In 2003, when much of the Thimphu valley we know today were paddy fields and our planners had a grand vision for developing the capital city, there was an obstacle. Planners needed landowners to contribute land to create public amenities. Some agreed. Others resisted tooth and nail.

Those who agreed, especially farmers, were convinced by the greater good a planned city would bring. Those who did not were smarter. They knew the value of land and loopholes in the planning process. The city corporation, as it was known then, didn’t have the legal teeth. Nor did the parent ministry, the works and human settlement ministry. Six Thimphu residents filed a case against the land-pooling plan. The High Court ruled that the concept was in violation of the law.

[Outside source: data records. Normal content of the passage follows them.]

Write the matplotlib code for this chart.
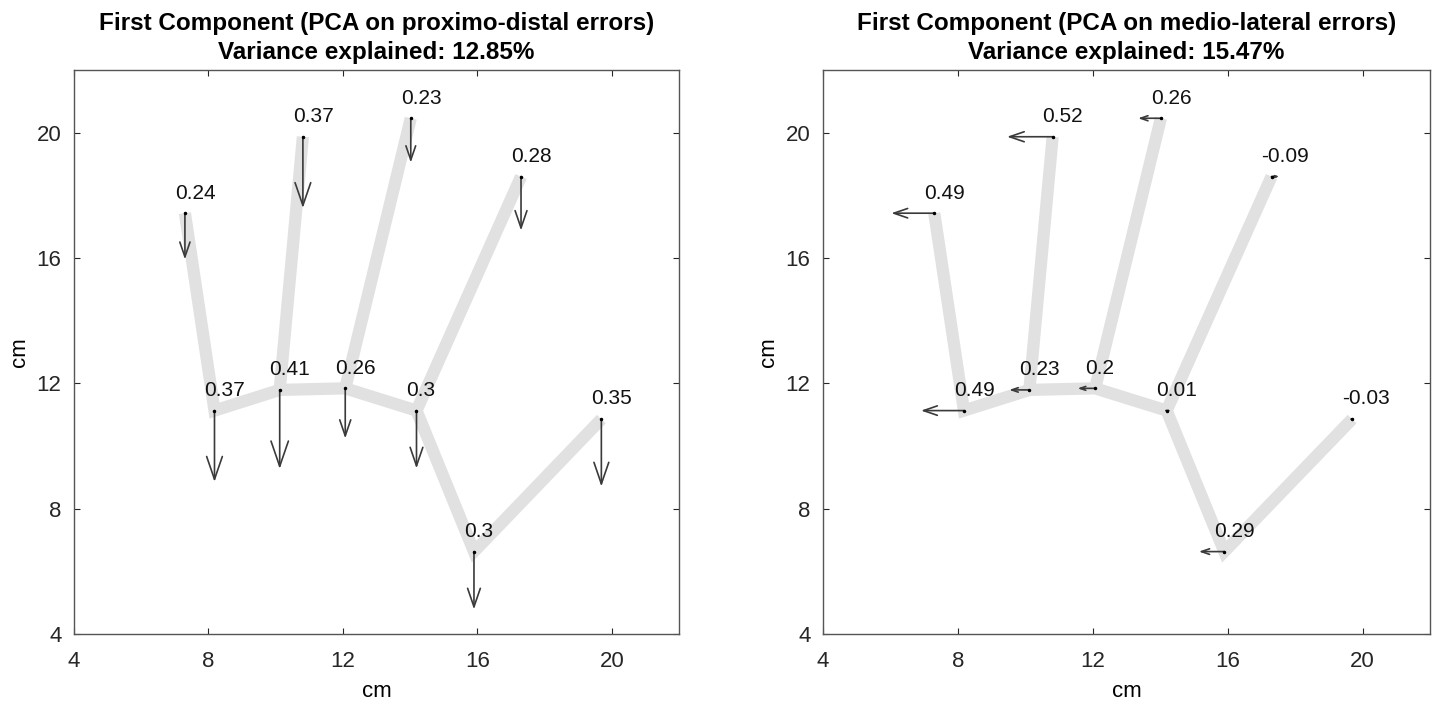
import matplotlib.pyplot as plt
import numpy as np

plt.rcParams['font.family'] = ['Liberation Sans', 'DejaVu Sans']

# joint positions in cm: thumb tip, thumb base, index tip, index base, middle tip,
# middle base, ring tip, ring base, wrist, wrist end
joint_x = [7.30, 8.18, 10.81, 10.12, 14.02, 12.07, 17.30, 14.19, 15.90, 19.69]
joint_y = [17.43, 11.13, 19.87, 11.79, 20.46, 11.84, 18.60, 11.13, 6.63, 10.86]

# skeleton: palm chain and fingers (indices into the joint lists)
chain = [0, 1, 3, 5, 7, 8, 9]
fingers = [(3, 2), (5, 4), (7, 6)]

# first component loadings
pd_loadings = [0.24, 0.37, 0.37, 0.41, 0.23, 0.26, 0.28, 0.3, 0.3, 0.35]
ml_loadings = [0.49, 0.49, 0.52, 0.23, 0.26, 0.2, -0.09, 0.01, 0.29, -0.03]

titles = ['First Component (PCA on proximo-distal errors)\nVariance explained: 12.85%',
          'First Component (PCA on medio-lateral errors)\nVariance explained: 15.47%']

fig = plt.figure(figsize=(14.34, 7.02), dpi=100)
ax1 = fig.add_axes([74 / 1434, 68 / 702, 605 / 1434, 564 / 702])
ax2 = fig.add_axes([823 / 1434, 68 / 702, 607 / 1434, 564 / 702])


def draw_hand(ax, loadings, direction, scale, title):
    ax.set_xlim(4, 22)
    ax.set_ylim(4, 22)
    band = dict(color='#e1e1e1', lw=8.8, solid_capstyle='butt', solid_joinstyle='miter', zorder=1)
    ax.plot([joint_x[i] for i in chain], [joint_y[i] for i in chain], **band)
    for a, b in fingers:
        ax.plot([joint_x[a], joint_x[b]], [joint_y[a], joint_y[b]], **band)

    for x, y, v in zip(joint_x, joint_y, loadings):
        dx = direction[0] * v * scale
        dy = direction[1] * v * scale
        p0 = ax.transData.transform((x, y))
        p1 = ax.transData.transform((x + dx, y + dy))
        L = np.hypot(*(p1 - p0)) * 72 / fig.dpi
        if L > 0.5:
            ax.annotate('', xy=(x + dx, y + dy), xytext=(x, y),
                        arrowprops=dict(arrowstyle='->,head_length=%.2f,head_width=%.2f' % (0.32 * L, 0.11 * L),
                                        mutation_scale=1, color='#3a3a3a', lw=1.2,
                                        shrinkA=0, shrinkB=0), zorder=3)
        ax.text(x - 0.3, y + 0.64, '%g' % v, ha='left', va='center', fontsize=15, color='#111111', zorder=4)
    ax.plot(joint_x, joint_y, '.', color='black', ms=3, zorder=4)

    ax.set_xticks([4, 8, 12, 16, 20])
    ax.set_yticks([4, 8, 12, 16, 20])
    ax.tick_params(direction='in', length=4, top=True, right=True, labelsize=16,
                   colors='#262626', pad=9)
    ax.tick_params(axis='x', pad=12)
    for s in ax.spines.values():
        s.set_color('#555555')
        s.set_linewidth(1.0)
    ax.set_xlabel('cm', fontsize=16, labelpad=7)
    ax.set_ylabel('cm', fontsize=16, labelpad=5)
    ax.set_title(title, fontsize=17.5, fontweight='bold', linespacing=1.3, pad=8)


draw_hand(ax1, pd_loadings, (0, -1), 6.15, titles[0])
draw_hand(ax2, ml_loadings, (-1, 0), 2.6, titles[1])

plt.savefig('out.png', dpi=100)
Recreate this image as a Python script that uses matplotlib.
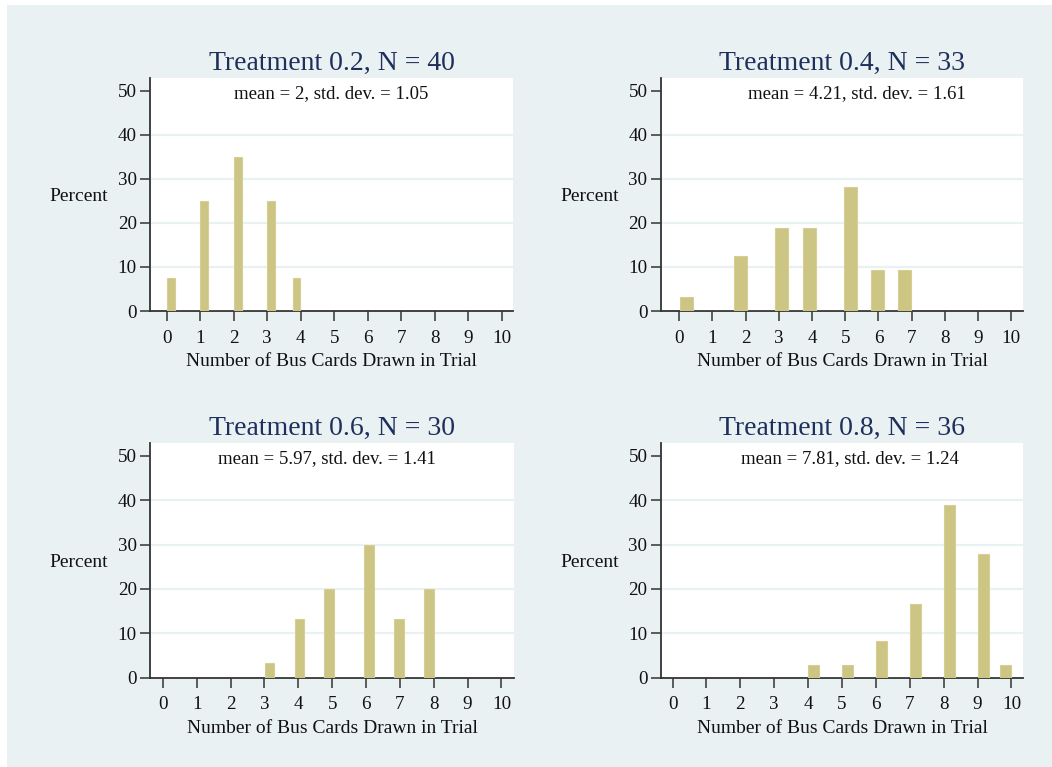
import numpy as np
import matplotlib
matplotlib.use("Agg")
from matplotlib import pyplot as plt
from matplotlib.patches import Rectangle

# cards drawn and percent of subjects, per treatment
vals_02 = [0, 1, 2, 3, 4]
pct_02 = [7.5, 25, 35, 25, 7.5]
vals_04 = [0, 2, 3, 4, 5, 6, 7]
pct_04 = [3.125, 12.5, 18.75, 18.75, 28.125, 9.375, 9.375]
vals_06 = [3, 4, 5, 6, 7, 8]
pct_06 = [3.33, 13.33, 20, 30, 13.33, 20]
vals_08 = [4, 5, 6, 7, 8, 9, 10]
pct_08 = [2.78, 2.78, 8.33, 16.67, 38.89, 27.78, 2.78]
nbins = [16, 17, 17, 18]

titles = ["Treatment 0.2, N = 40", "Treatment 0.4, N = 33",
          "Treatment 0.6, N = 30", "Treatment 0.8, N = 36"]
notes = ["mean = 2, std. dev. = 1.05", "mean = 4.21, std. dev. = 1.61",
         "mean = 5.97, std. dev. = 1.41", "mean = 7.81, std. dev. = 1.24"]
xticks = list(range(11))
yticks = [0, 10, 20, 30, 40, 50]

bg = "#EAF1F3"
barc = "#CDC584"
edgec = "#D6CF95"
axc = "#333333"
titlec = "#1F2F5C"

plt.rcParams['font.family'] = ['Liberation Serif', 'DejaVu Serif']

fig = plt.figure(figsize=(10.52, 7.67), dpi=100)
fig.patch.set_facecolor("white")
fig.patches.append(Rectangle((7 / 1052, 0), 1, 1 - 5 / 767, transform=fig.transFigure,
                             facecolor=bg, edgecolor="none", zorder=-10))

boxes = [(0.1426, 0.5945, 0.3453, 0.3034), (0.628, 0.5945, 0.3447, 0.3034),
         (0.1426, 0.1164, 0.346, 0.3056), (0.628, 0.1164, 0.3447, 0.3056)]
xlims = [(-0.5, 10.35), (-0.56, 10.36), (-0.38, 10.37), (-0.35, 10.35)]
note_x = [0.5, 0.54, 0.487, 0.523]

data = [(vals_02, pct_02), (vals_04, pct_04), (vals_06, pct_06), (vals_08, pct_08)]

for i, (v, p) in enumerate(data):
    ax = fig.add_axes(boxes[i])
    ax.set_facecolor("white")
    edges = np.linspace(min(v), max(v), nbins[i] + 1)
    ax.hist(v, bins=edges, weights=p, rwidth=0.95, color=barc,
            edgecolor=edgec, linewidth=0.8, zorder=3)
    ax.set_xlim(*xlims[i])
    ax.set_ylim(0, 52.8)
    ax.set_xticks(xticks)
    ax.set_yticks(yticks)
    for y in yticks[1:-1]:
        ax.axhline(y, color=bg, linewidth=1.6, zorder=1)
    for s in ["top", "right"]:
        ax.spines[s].set_visible(False)
    for s in ["left", "bottom"]:
        ax.spines[s].set_color(axc)
        ax.spines[s].set_linewidth(1.3)
    ax.tick_params(axis="both", direction="out", length=7, width=1.1, color=axc,
                   labelsize=13.7, labelcolor="#111111")
    ax.tick_params(axis="x", pad=6.5)
    ax.tick_params(axis="y", pad=2.5)
    ax.set_title(titles[i], fontsize=20, color=titlec, pad=6)
    ax.set_xlabel("Number of Bus Cards Drawn in Trial", fontsize=14, color="#111111",
                  va="center")
    ax.xaxis.set_label_coords(0.5, -0.215)
    ax.set_ylabel("Percent", fontsize=14, rotation=0, color="#111111",
                  ha="center", va="center")
    ax.yaxis.set_label_coords(-0.197, 0.49)
    ax.text(note_x[i], 0.935, notes[i], transform=ax.transAxes, fontsize=13.5,
            ha="center", va="center", color="#111111")

fig.savefig("out.png", dpi=100, facecolor=fig.get_facecolor())
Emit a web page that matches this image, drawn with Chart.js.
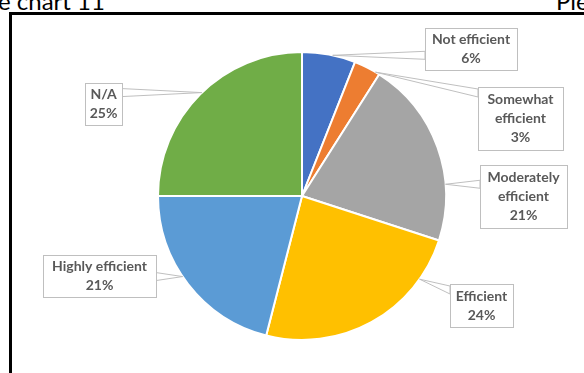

The urban development and municipal authorities suffered a blow to their credibility after losing the case. It was not a total loss. Planners became wiser. They wanted an Act to implement the grand Thimphu Structural Plan 2002-2027. Without legislation, it was difficult to push the rich and the powerful to agree to the concept of a well-planned, beautiful city, the capital city.

Nearly two decades on, we are still talking about the same issue. In the meantime, the capital city has become the opposite of what many dreamt of. The grand master plan for the capital city, some concluded, is an example of policy implementation failure. Nothing much could be done. The plan based on what is called intelligent urbanism remained on papers.

The works and human settlement ministry drafted a Bill in 2015, the Spatial Planning Bill. It was to guide urban development and prevent a planning disaster. It never made it to Parliament to become an Act providing  planners with a basis to implement and stick by the grand plan envisioned.

Without an Act, planning it is said, is sabotaged by the  landowners. The landowners don’t want to part with their land. The land is a valuable asset in the land-scarce capital city and those who know the loopholes resist urban planning, notwithstanding the general benefit. Today, some of the harshest critics of the ill-planned city are those who outrightly resisted the plan knowing there are loopholes. 

Without an Act, the thromde or the ministry couldn’t do anything. The farmers believed in the Zhung (planners).

Ironically, we needed an audit observation to point out the flaws. Still, a legal backing for planners is not ensured. The Spatial Planning Bill should have been an urgent Bill if our decision-makers were wiser. It was drafted in 2015. Even today, it is not sure if it has caught the attention of the policymakers.

Such a Bill has become a priority. We see no reasons to stop planners from having legal backing in implementing their decisions. Thimphu, it is said, has been damaged beyond repair. We have several other towns. They should not repeat the Thimphu mistake.

We see no reason why such a good idea should be stopped. An elected government need not worry about not making a populist decision for enacting an urban planning Act. For instance, in the capital city, only 2,557 people voted for the Thrompon whose decision affects more than 100,000 people in the capital city. For an elected government, the same number should be insignificant to make bold decisions for the larger interest of planning urban development.

There is but one more chance to give planners a legal backing. If we delay, our valley will be filled with people and there will be no room left for decisions. There will be no space left for choices, for debates, or for planning. This is it. It is now or never!